Sometimes my wife says she doesn't like so much downtime at work. I understand her frustration, but I don't empathize.
Pay me to slack off, that's the life.
When I first started my job, I was really anxious about being seen as "slacking off" whenever there was downtime (which is pretty frequent and can range from 10 minutes to two hours). That made it pretty exhausting, which in turn fed the anxiety because "how can doing nothing wear you out?"
Luckily my colleagues and leads were great people and helped me get more comfortable with it, and I'm really grateful for that.
#Corpo-Pro-Tips
I'm sorry, is this some corposhittery I can't relate to due to me being an enlightened SME-guy? (My salary is 3 months past due because of the company's financial struggle)
I think "What is the purpose of this meeting and why am I being included" is almost polite as-is, but "why am I being included" sounds a little rude. Maybe "what is the purpose of this meeting and is my presence needed?" Maybe "beneficial" instead of "needed" depending on who exactly you're emailing.
If you ask the person who invited you to a meeting "is my presence beneficial" they're going to answer "yes". That's why they invited you.
The purpose is to figure out whether your presence is actually needed, not whether they think it is.
I do like a lot of your ideas though, I might suggest:
"What is this meeting about? I'm trying to figure out if my presence would be beneficial."
That way you are the determinant of whether your presence is necessary, and the other person has to articulate what the actual benefit would be as opposed to just saying "yes".
If someone sends me a one word reply of "yes" to "what is the purpose of this meeting and is my presence beneficial" then it wouldn't matter what I asked lol. They're clearly on auto pilot. I'd probably add my manager and see what they say
I had a situation like this where I'd like to be involved in the meeting that I was requested and they thought I was required to be in. I'm a just barely above entry level employee and was told by my supervisor that I should not be attending the meetings anyhow the request is coming from project managers.

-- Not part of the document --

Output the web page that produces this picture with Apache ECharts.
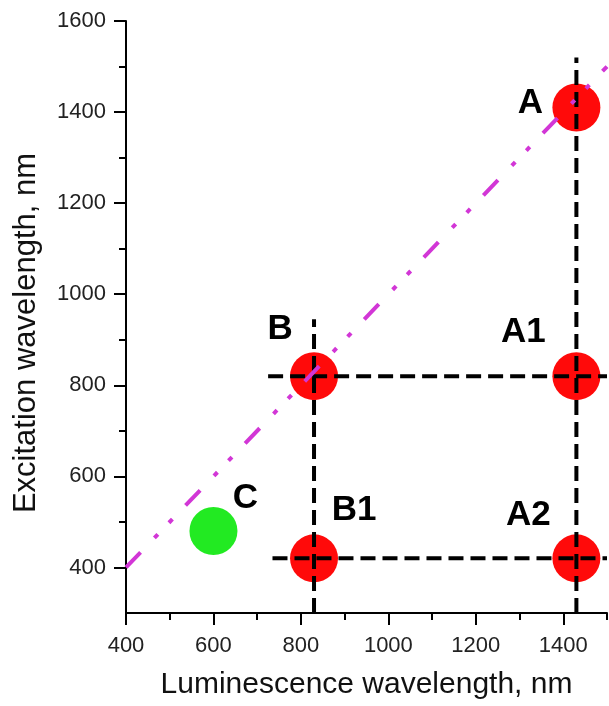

Finally get pinged in a meeting chat asking where I was and told them I was informed I should not be attending these moving forward. The project manager asked if this input came from a director that is 5 levels above me. I told them no, it came from my supervisor, if you need me, I will attend the meeting however I'm not sure if my input would be the information you are looking for.
2 months later, still getting required meeting invites but told by my supervisor to not accept it.
I hate corpo bs speak. Makes me wish I was German or something.
Oh, unfortunately we have that here, too.
But we all know she's not looking forward to reading the recap, and probably won't.
do you need my presence here
Sounds like you were summoned by ouija board.
Are you not entertained?
Y'all are invited to optional meetings??? Lol
Corpospeak. Never a clearer way to be sure that someone or something doesn’t give a fuck about you as a human being.
I usually join the meeting and start asking a lots of questions and clarifications because I don't know what the stuff is about. After that, the amount of useless meeting requests drops like a rock.
The first way sounds polite enough for me.
Tf am I doing here?
you want me on the call, I'm there.
don't complain when I don't deliver on goals though.
I'm not that good of an actor to be able to lie like that and keep a straight face.
I just say, "So, you guys need me in here?"
Or just preemptively reply with the second bit.
Sometimes it's "because you'll be paid for your time and your boss wants you on the call".
What do I need prepare for my contribution in this meeting? Nothing. Ok I'll watch the recoding.
Yeah be sure to say you won’t be a value-add. That’s a great way to not get laid off.
If you don’t know what’s going on, but they make you go to the meeting, just go to the meeting and stfu.
If you do know what’s going on, and they make you go to the meeting, and it’s a bullshit meeting, then you can tell them to fuck off.
Something something avocado toast. Get off my lawn.